ÇAMLICA-ÇALTI
Kayınvalidemizi kaybettiğimizden bu yana Gökbelen yaylasına çıkmamıştık. Nede olsa kayınvalidem Rukiye Hanım’ın 70 yıllık yaylacılığı vardı. Babaları Berber Mustafa(Keskin) 1930’lu yıllarda yayla zamanı atın sırtına bir heybe atar, bir gözüne Baba Şefik’in hanımı Fatma Teyze’yi, bir gözüne de Rukiye annemizi koyar, kona – göçe Tahtacı Belen sırtlarından Bahçederesi yolunu takiben 2,3 günde Gökbelen’e varırlarmış. Şimdilerde bu dönemler çok gerilerde kaldı. Motorlu araçlarla bir saate varmadan Gökbelen’desin. Geçenlerde bir dostumuzun aracı ile eşimi ve torunlarımızı da yanımıza alıp Gökbelen’e çıktık. Amacımız kayınvalidenin yayla yurdunu görmekti. Yol üstü Balandız yaylasını geçip, yeni yayla Çamlıca – Çaltı’ya vardık. Yakın tarihe dek bomboş olan vadi, tek katlı, 2 ve 3 katlı üstü çatılı evlerle dolmuş. Hepsi bahçeli, binalar aşı boyalı. Yeni Çaltı, Balandız’dan büyük, Gökbelen yaylasına yakın bir büyüklükte alan işgal eder olmuş.
Gökbelen yaylası da bayağı imar görmüş. Yalnız çarşı ortasındaki tarihi çeşme akmaz olmuş. Kayınvalidenin yurdu bildiğimiz gibi. Eski bağ, “Harabul Basra”. Berber Mustafa’nın eski taş yapısına Taşucu’ndan bir dostumuz yerleşmiş. (Onarmak koşulu ile) Ellerine sağlık, yapıyı onarmış, genişletmiş. Önündeki küçük bahçeye meyve ağaçları ekmiş. İçinde her türlü sebzenin bulunduğu bir avar yapmış. Evinin gereksinimlerini karşıladığı gibi, bir miktarda pazara götürüp satıyormuş. Yeni kiracının sevimli iki kız torunu vardı. Bizim torunlarla çok iyi anlaştılar. Akşama dek oyun oynayıp durdular. Torunlarım, yaylayı çok sevdiler. İkindiye doğru köz ateşinde demlenen çaylarımızı keyifle içtik. Eski taş evin ortasında oymalı bir yüklük vardı. Onu sökmüşler. Keşke sökmeselerdi, Berber Mustafa’nın oğlu Piyade Astsubay Ahmet Keskin 1950 yılında Kore’ye gitmiş. Gitmeden önce oymalı yüklüğün kapağına adını soyadını yazıp, imza atıp ve tarih düşmüş. Ne yazık ki Kore savaşında şehit olmuş. Şimdi Kore’de Pusan Türk Şehitliği’nde yatıyor. Işıklar içinde uyusun. O anının oradan kaldırılmasına üzüldük.

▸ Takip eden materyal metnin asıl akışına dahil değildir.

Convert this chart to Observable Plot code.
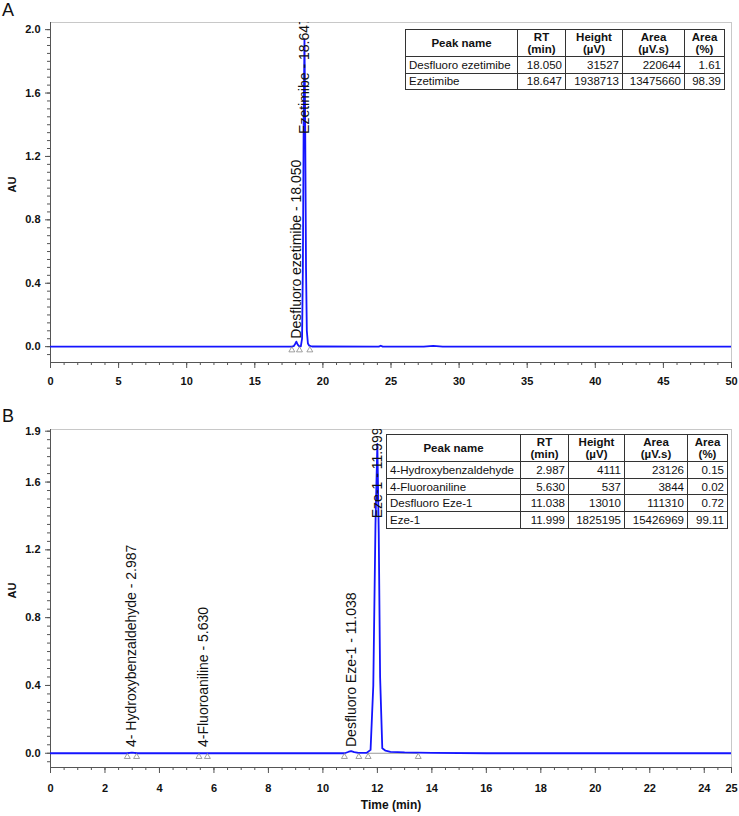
<!DOCTYPE html>
<html>
<head>
<meta charset="utf-8">
<script src="https://cdn.jsdelivr.net/npm/d3@7"></script>
<script src="https://cdn.jsdelivr.net/npm/@observablehq/plot@0.6"></script>
<style>
  body { margin: 0; background: #fff; font-family: "Liberation Sans", Arial, sans-serif; }
  #page { position: relative; width: 739px; height: 816px; overflow: hidden; background: #fff; }
  .panel { position: absolute; left: 0; }
  .letter { position: absolute; font-size: 18px; line-height: 1; color: #111; }
  table.pk { position: absolute; border-collapse: collapse; font-size: 11.5px; color: #111; background: #fff; table-layout: fixed; }
  table.pk td, table.pk th { border: 1px solid #333; padding: 0 3px; white-space: nowrap; overflow: hidden; }
  table.pk th { font-weight: bold; text-align: center; line-height: 12px; }
  table.pk td { text-align: right; }
  table.pk td.nm { text-align: left; }
</style>
</head>
<body>
<div id="page"></div>
<script>
// ---------- Panel A data ----------
const timeA   = [0, 10, 17.7, 17.85, 17.95, 18.05, 18.15, 18.25, 18.38, 18.47, 18.53, 18.59, 18.647, 18.7, 18.76, 18.82, 18.9, 19.0, 19.2, 24.1, 24.25, 24.4, 27.4, 28.1, 28.8, 50];
const signalA = [0, 0, 0, 0.003, 0.015, 0.0315, 0.013, 0.003, 0.002, 0.05, 0.5, 1.45, 1.9387, 1.4, 0.5, 0.1, 0.02, 0.006, 0.001, 0, 0.006, 0, 0, 0.005, 0, 0];
const peakNamesA  = ["Desfluoro ezetimibe", "Ezetimibe"];
const peakRtA     = [18.050, 18.647];
const peakLabelYA = [0.05, 1.342];
const markerTA    = [17.72, 18.28, 19.04];
const tableRowsA = [
  ["Desfluoro ezetimibe", "18.050", "31527", "220644", "1.61"],
  ["Ezetimibe", "18.647", "1938713", "13475660", "98.39"]
];
const yMajorA = [0, 0.4, 0.8, 1.2, 1.6, 2.0];
const xMajorA = [0, 5, 10, 15, 20, 25, 30, 35, 40, 45, 50];

// ---------- Panel B data ----------
const timeB   = [0, 2.8, 2.987, 3.2, 5.45, 5.63, 5.8, 10.8, 10.95, 11.038, 11.15, 11.3, 11.6, 11.75, 11.85, 11.93, 11.999, 12.05, 12.1, 12.18, 12.3, 12.48, 13.0, 13.46, 14.0, 16.0, 25];
const signalB = [0, 0, 0.004, 0, 0, 0.0005, 0, 0, 0.009, 0.013, 0.007, 0.002, 0.002, 0.02, 0.4, 1.35, 1.8252, 1.3, 0.45, 0.03, 0.015, 0.008, 0.005, 0.004, 0.002, 0, 0];
const peakNamesB  = ["4- Hydroxybenzaldehyde", "4-Fluoroaniline", "Desfluoro Eze-1", "Eze-1"];
const peakRtB     = [2.987, 5.630, 11.038, 11.999];
const peakLabelYB = [0.037, 0.037, 0.037, 1.386];
const markerTB    = [2.82, 3.16, 5.45, 5.76, 10.79, 11.32, 11.66, 13.5];
const tableRowsB = [
  ["4-Hydroxybenzaldehyde", "2.987", "4111", "23126", "0.15"],
  ["4-Fluoroaniline", "5.630", "537", "3844", "0.02"],
  ["Desfluoro Eze-1", "11.038", "13010", "111310", "0.72"],
  ["Eze-1", "11.999", "1825195", "15426969", "99.11"]
];
const yMajorB = [0, 0.4, 0.8, 1.2, 1.6, 1.9];
const xMajorB = [0, 2, 4, 6, 8, 10, 12, 14, 16, 18, 20, 22, 24, 25];

const tableHeader = ["Peak name", "RT<br>(min)", "Height<br>(µV)", "Area<br>(µV.s)", "Area<br>(%)"];

const page = document.getElementById("page");
const BLUE = "#1414ff";
const AXIS = "#555";

function chromatogram(o) {
  const trace = o.time.map((t, i) => ({t, v: o.signal[i]}));
  const labels = o.names.map((n, i) => ({t: o.rt[i], y: o.labelY[i], text: `${n} - ${o.rt[i].toFixed(3)}`}));
  const markers = o.markers.map(t => ({t}));
  const marks = [
    Plot.frame({stroke: "#c8c8c8"}),
    Plot.axisY(o.yMinor, {anchor: "left", label: null, tickSize: 3, tickFormat: () => "", stroke: AXIS}),
    Plot.axisY(o.yMajor, {anchor: "left", label: null, tickSize: 5, tickPadding: 5, tickFormat: d3.format(".1f"), fontWeight: "bold", fill: "#111", stroke: AXIS, fontSize: 11}),
    Plot.axisX(o.xMinor, {anchor: "bottom", label: null, tickSize: 3, tickFormat: () => "", stroke: AXIS}),
    Plot.axisX(o.xMajor, {anchor: "bottom", label: null, tickSize: 6, tickPadding: o.xPad, tickFormat: d3.format("d"), fontWeight: "bold", fill: "#111", stroke: AXIS, fontSize: 11}),
    Plot.ruleX([o.xDomain[0]], {stroke: AXIS}),
    Plot.ruleY([o.yDomain[0]], {stroke: AXIS}),
  ];
  if (o.intBase) marks.push(Plot.ruleY([o.intBase], {x1: "x1", x2: "x2", y: "y", stroke: "#999", strokeWidth: 1}));
  marks.push(
    Plot.line(trace, {x: "t", y: "v", stroke: BLUE, strokeWidth: 1.8, clip: true}),
    Plot.dot(markers, {x: "t", y: () => 0, dy: 3.5, symbol: "triangle", r: 2.2, stroke: "#888", fill: "none", strokeWidth: 0.8}),
    Plot.text(labels, {x: "t", y: "y", text: "text", rotate: -90, textAnchor: "start", lineAnchor: "middle", fontSize: 14, fill: "#111", clip: true}),
    Plot.text(["AU"], {frameAnchor: "left", dx: -38, rotate: -90, fontWeight: "bold", fontSize: 11, fill: "#111"})
  );
  if (o.xLabel) marks.push(Plot.text([o.xLabel], {frameAnchor: "bottom", dy: 41, fontWeight: "bold", fontSize: 12, fill: "#111"}));
  return Plot.plot({
    width: 739,
    height: o.height,
    marginLeft: 50,
    marginRight: 8,
    marginTop: o.marginTop,
    marginBottom: o.marginBottom,
    style: {fontFamily: "'Liberation Sans', Arial, sans-serif", fontSize: "11px", background: "transparent", overflow: "visible"},
    x: {domain: o.xDomain, axis: null, label: null},
    y: {domain: o.yDomain, axis: null, label: null},
    marks
  });
}

function addTable(rows, left, top, widths, headH, rowH) {
  const t = document.createElement("table");
  t.className = "pk";
  t.style.left = left + "px";
  t.style.top = top + "px";
  t.style.width = widths.reduce((a, b) => a + b, 0) + "px";
  const cg = document.createElement("colgroup");
  widths.forEach(w => { const c = document.createElement("col"); c.style.width = w + "px"; cg.appendChild(c); });
  t.appendChild(cg);
  const hr = document.createElement("tr");
  hr.style.height = headH + "px";
  tableHeader.forEach(h => { const th = document.createElement("th"); th.innerHTML = h; hr.appendChild(th); });
  t.appendChild(hr);
  rows.forEach(r => {
    const tr = document.createElement("tr");
    tr.style.height = rowH + "px";
    r.forEach((v, i) => { const td = document.createElement("td"); td.textContent = v; if (i === 0) td.className = "nm"; tr.appendChild(td); });
    t.appendChild(tr);
  });
  page.appendChild(t);
}

function addPanel(svg, top) {
  const d = document.createElement("div");
  d.className = "panel";
  d.style.top = top + "px";
  d.appendChild(svg);
  page.appendChild(d);
}

function addLetter(txt, left, top) {
  const d = document.createElement("div");
  d.className = "letter";
  d.style.left = left + "px";
  d.style.top = top + "px";
  d.textContent = txt;
  page.appendChild(d);
}

// Panel A
addPanel(chromatogram({
  time: timeA, signal: signalA, names: peakNamesA, rt: peakRtA, labelY: peakLabelYA, markers: markerTA,
  yMajor: yMajorA, yMinor: d3.range(-1, 41).map(i => i * 0.05),
  xMajor: xMajorA, xMinor: d3.range(0, 51),
  xDomain: [0, 50], yDomain: [-0.1, 2.045],
  height: 395, marginTop: 22, marginBottom: 33, xPad: 9
}), 0);

// Panel B
addPanel(chromatogram({
  time: timeB, signal: signalB, names: peakNamesB, rt: peakRtB, labelY: peakLabelYB, markers: markerTB,
  yMajor: yMajorB, yMinor: d3.range(-1, 39).map(i => i * 0.05),
  xMajor: xMajorB, xMinor: d3.range(0, 51).map(i => i * 0.5),
  xDomain: [0, 25], yDomain: [-0.084, 1.91],
  height: 421, marginTop: 34, marginBottom: 49, xPad: 11,
  intBase: {x1: 11.66, x2: 13.5, y: 0},
  xLabel: "Time (min)"
}), 395);

addLetter("A", 2, 1);
addLetter("B", 2, 407);

addTable(tableRowsA, 405, 29, [112, 48, 57, 62, 40], 27, 16.5);
addTable(tableRowsB, 386, 434, [134, 48, 56, 63, 40], 27, 16.7);
</script>
</body>
</html>
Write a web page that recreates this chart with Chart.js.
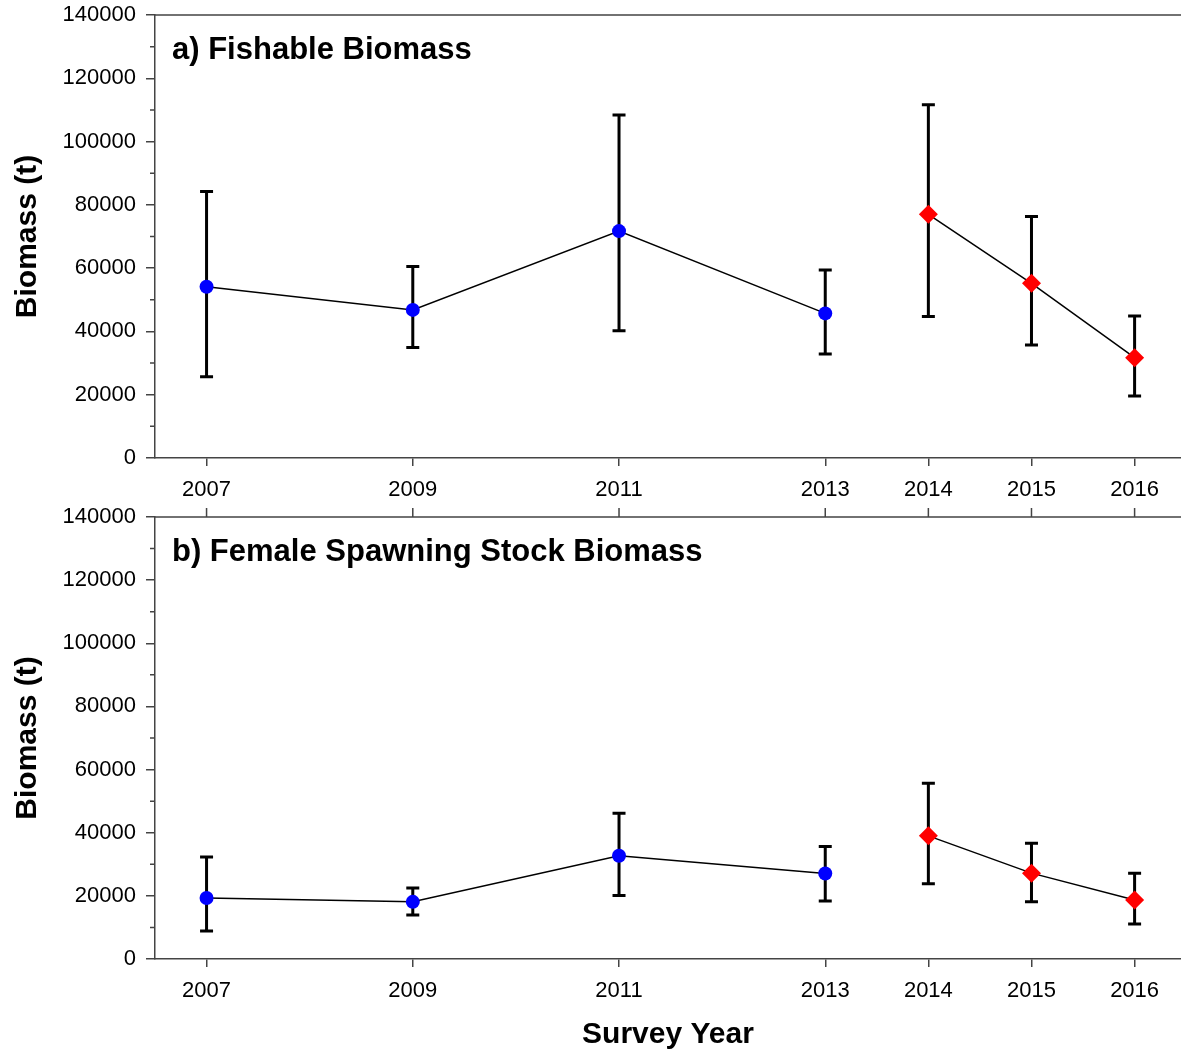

Yaylalardaki bu imar değişikliğinin sanırım pandemi ile ilgisi var. Yurttaşlar salgından korunmak için binlerce yıllık geleneği sürdürüp dağlara sığınmışlar. Kentlerdeki evler gibi mekânlar yapmışlar kendilerine. Güle güle otursunlar. Dağlarımız, bizimdir.